> EXERCISE:
Carry none of the pictures over; set down the material below exactly.

> DATA EXTRACT:
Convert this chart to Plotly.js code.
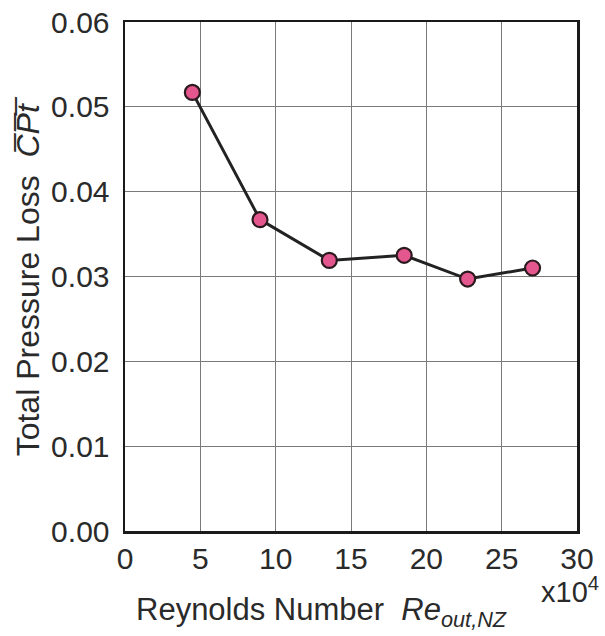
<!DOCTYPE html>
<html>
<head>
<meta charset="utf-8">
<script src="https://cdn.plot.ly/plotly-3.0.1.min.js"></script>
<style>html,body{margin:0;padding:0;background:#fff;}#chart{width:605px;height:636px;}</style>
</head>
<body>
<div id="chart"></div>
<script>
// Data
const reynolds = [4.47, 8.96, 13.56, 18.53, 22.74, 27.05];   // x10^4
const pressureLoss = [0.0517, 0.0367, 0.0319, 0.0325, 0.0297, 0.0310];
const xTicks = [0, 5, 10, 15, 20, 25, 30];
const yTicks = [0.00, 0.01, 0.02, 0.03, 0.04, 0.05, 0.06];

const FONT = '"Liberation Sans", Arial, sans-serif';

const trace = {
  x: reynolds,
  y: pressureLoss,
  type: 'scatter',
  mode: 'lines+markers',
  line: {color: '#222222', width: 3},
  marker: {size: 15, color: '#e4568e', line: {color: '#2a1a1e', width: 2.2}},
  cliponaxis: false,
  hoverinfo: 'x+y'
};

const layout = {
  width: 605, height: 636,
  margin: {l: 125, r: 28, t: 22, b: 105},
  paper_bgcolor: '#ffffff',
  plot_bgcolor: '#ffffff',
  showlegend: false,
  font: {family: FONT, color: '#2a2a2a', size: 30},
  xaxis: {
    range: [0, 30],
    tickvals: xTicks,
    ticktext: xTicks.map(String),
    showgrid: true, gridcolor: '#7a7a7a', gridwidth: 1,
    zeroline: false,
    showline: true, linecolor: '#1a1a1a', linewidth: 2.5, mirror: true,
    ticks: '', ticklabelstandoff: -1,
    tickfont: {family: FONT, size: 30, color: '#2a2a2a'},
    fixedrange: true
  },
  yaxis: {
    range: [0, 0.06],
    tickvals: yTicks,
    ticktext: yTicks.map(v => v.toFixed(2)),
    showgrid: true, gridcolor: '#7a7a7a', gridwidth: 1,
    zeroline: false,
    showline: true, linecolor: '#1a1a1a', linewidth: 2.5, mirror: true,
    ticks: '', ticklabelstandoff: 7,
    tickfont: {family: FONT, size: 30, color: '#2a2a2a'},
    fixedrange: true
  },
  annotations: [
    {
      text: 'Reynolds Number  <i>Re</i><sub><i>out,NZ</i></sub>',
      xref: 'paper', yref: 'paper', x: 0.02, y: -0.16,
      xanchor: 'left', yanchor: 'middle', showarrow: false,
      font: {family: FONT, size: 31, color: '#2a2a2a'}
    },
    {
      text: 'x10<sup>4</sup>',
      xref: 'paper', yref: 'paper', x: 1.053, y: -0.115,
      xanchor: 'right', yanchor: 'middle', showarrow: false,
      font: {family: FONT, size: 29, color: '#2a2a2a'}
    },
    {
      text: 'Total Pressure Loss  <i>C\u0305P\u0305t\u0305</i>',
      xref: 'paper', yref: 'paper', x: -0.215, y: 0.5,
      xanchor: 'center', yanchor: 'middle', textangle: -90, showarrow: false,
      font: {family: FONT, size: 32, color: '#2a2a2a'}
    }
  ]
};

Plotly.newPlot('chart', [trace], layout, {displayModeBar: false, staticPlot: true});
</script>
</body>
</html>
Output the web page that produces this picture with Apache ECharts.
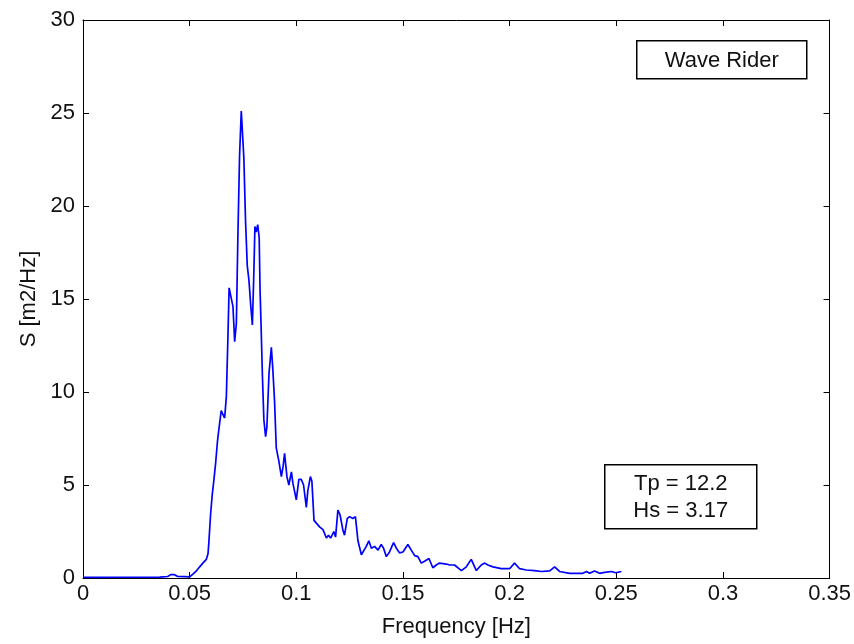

> SOLUTION BELOW:
Convert this chart to Plotly.js code.
<!DOCTYPE html>
<html>
<head>
<meta charset="utf-8">
<script src="https://cdn.plot.ly/plotly-3.0.1.min.js"></script>
<style>html,body{margin:0;padding:0;background:#fff;}#chart{width:605px;height:636px;}</style>
</head>
<body>
<div id="chart"></div>
<script>
// Data
const reynolds = [4.47, 8.96, 13.56, 18.53, 22.74, 27.05];   // x10^4
const pressureLoss = [0.0517, 0.0367, 0.0319, 0.0325, 0.0297, 0.0310];
const xTicks = [0, 5, 10, 15, 20, 25, 30];
const yTicks = [0.00, 0.01, 0.02, 0.03, 0.04, 0.05, 0.06];

const FONT = '"Liberation Sans", Arial, sans-serif';

const trace = {
  x: reynolds,
  y: pressureLoss,
  type: 'scatter',
  mode: 'lines+markers',
  line: {color: '#222222', width: 3},
  marker: {size: 15, color: '#e4568e', line: {color: '#2a1a1e', width: 2.2}},
  cliponaxis: false,
  hoverinfo: 'x+y'
};

const layout = {
  width: 605, height: 636,
  margin: {l: 125, r: 28, t: 22, b: 105},
  paper_bgcolor: '#ffffff',
  plot_bgcolor: '#ffffff',
  showlegend: false,
  font: {family: FONT, color: '#2a2a2a', size: 30},
  xaxis: {
    range: [0, 30],
    tickvals: xTicks,
    ticktext: xTicks.map(String),
    showgrid: true, gridcolor: '#7a7a7a', gridwidth: 1,
    zeroline: false,
    showline: true, linecolor: '#1a1a1a', linewidth: 2.5, mirror: true,
    ticks: '', ticklabelstandoff: -1,
    tickfont: {family: FONT, size: 30, color: '#2a2a2a'},
    fixedrange: true
  },
  yaxis: {
    range: [0, 0.06],
    tickvals: yTicks,
    ticktext: yTicks.map(v => v.toFixed(2)),
    showgrid: true, gridcolor: '#7a7a7a', gridwidth: 1,
    zeroline: false,
    showline: true, linecolor: '#1a1a1a', linewidth: 2.5, mirror: true,
    ticks: '', ticklabelstandoff: 7,
    tickfont: {family: FONT, size: 30, color: '#2a2a2a'},
    fixedrange: true
  },
  annotations: [
    {
      text: 'Reynolds Number  <i>Re</i><sub><i>out,NZ</i></sub>',
      xref: 'paper', yref: 'paper', x: 0.02, y: -0.16,
      xanchor: 'left', yanchor: 'middle', showarrow: false,
      font: {family: FONT, size: 31, color: '#2a2a2a'}
    },
    {
      text: 'x10<sup>4</sup>',
      xref: 'paper', yref: 'paper', x: 1.053, y: -0.115,
      xanchor: 'right', yanchor: 'middle', showarrow: false,
      font: {family: FONT, size: 29, color: '#2a2a2a'}
    },
    {
      text: 'Total Pressure Loss  <i>C\u0305P\u0305t\u0305</i>',
      xref: 'paper', yref: 'paper', x: -0.215, y: 0.5,
      xanchor: 'center', yanchor: 'middle', textangle: -90, showarrow: false,
      font: {family: FONT, size: 32, color: '#2a2a2a'}
    }
  ]
};

Plotly.newPlot('chart', [trace], layout, {displayModeBar: false, staticPlot: true});
</script>
</body>
</html>
Output the web page that produces this picture with Apache ECharts.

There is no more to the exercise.